State law will allow districts to add cameras to bus stop arms
A new bus law gives school districts the option to install cameras on the stop arm.

File photo

State law will allow districts to add cameras to bus stop arms


Gov. Andrew Cuomo recently signed legislation authorizing school districts to install stop-arm cameras on school buses in order to catch drivers who unlawfully pass a stopped school bus.

"No parent should ever have to worry that their child's bus ride to and from school is anything other than safe and easy," Cuomo said. "By signing this measure into law, we are providing school districts the tools they need to hold reckless drivers accountable and advancing New York State's bold initiatives to keep our schoolchildren safe." 

In New York State, approximately 1.5 million students ride school buses to and from school every year and it is illegal to pass a stopped school bus. However, during a special event in April 2018, Operation Safe Stop — one day in which law enforcement targeted offenders passing a stopped school bus — over 850 people were ticketed. And an estimated 50,000 vehicles pass stopped school buses across the state every day.

The law allows districts to decide on methods and contracts to install the cameras on their buses, which are often contracted through third-party companies.

Where our districts stand

While still a fresh law, school districts will now have an opportunity to sign on to the program.  

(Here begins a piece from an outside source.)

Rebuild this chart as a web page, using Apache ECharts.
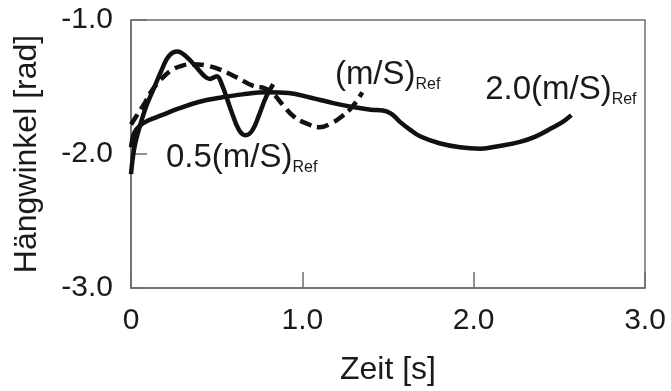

Interim superintendent Donna Jones said the district is not yet ready to commit to the program, though they are interested. Officials will work in the upcoming school year to figure out costs associated with the program and how it would alter their contract with Montauk Bus Company.  

South Country

Administration officials did not respond with information after requests for comment, but board president E. Anne Hayes said they were interested in learning more. “The administration is gathering information about the camera system and will provide a report to the board of education at an upcoming meeting,” she said.

William Floyd

William Floyd spokesman James Montalto said the district is interested and will be working with their transportation provider to come up with a contract for the camera upgrades.

SCPD: Enforcement a challenge in Suffolk County

“The Suffolk County Police Department is dedicated to ensuring the safety of all school bus riders. The department increases enforcement in and around schools at the start of the school year to ensure drivers are following traffic laws to keep children out of harm’s way,” said SCPD officials, explaining that officers also speak with school bus drivers to address specific complaints regarding intersections and locations where drivers are known to pass them while stopped. 

“In general, passing a school bus is often a random act by a driver who is not paying attention; therefore, enforcement can be challenging because officers must witness the infraction to take action,” the SCPD added.

The number of summonses issued for passing a school bus by the Suffolk County Police Department between Jan. 1, 2018 and July 31, 2019 was 236 across all seven precincts.

The consequences

The fine for illegally passing a stopped school bus is $250 to $400, up to five points on your license, and/or up to 30 days in jail your first time. Second- and third-time fines increase to $1,000 and 180 days, according to Operation Safe Stop. Worse yet, you could injure or kill a child.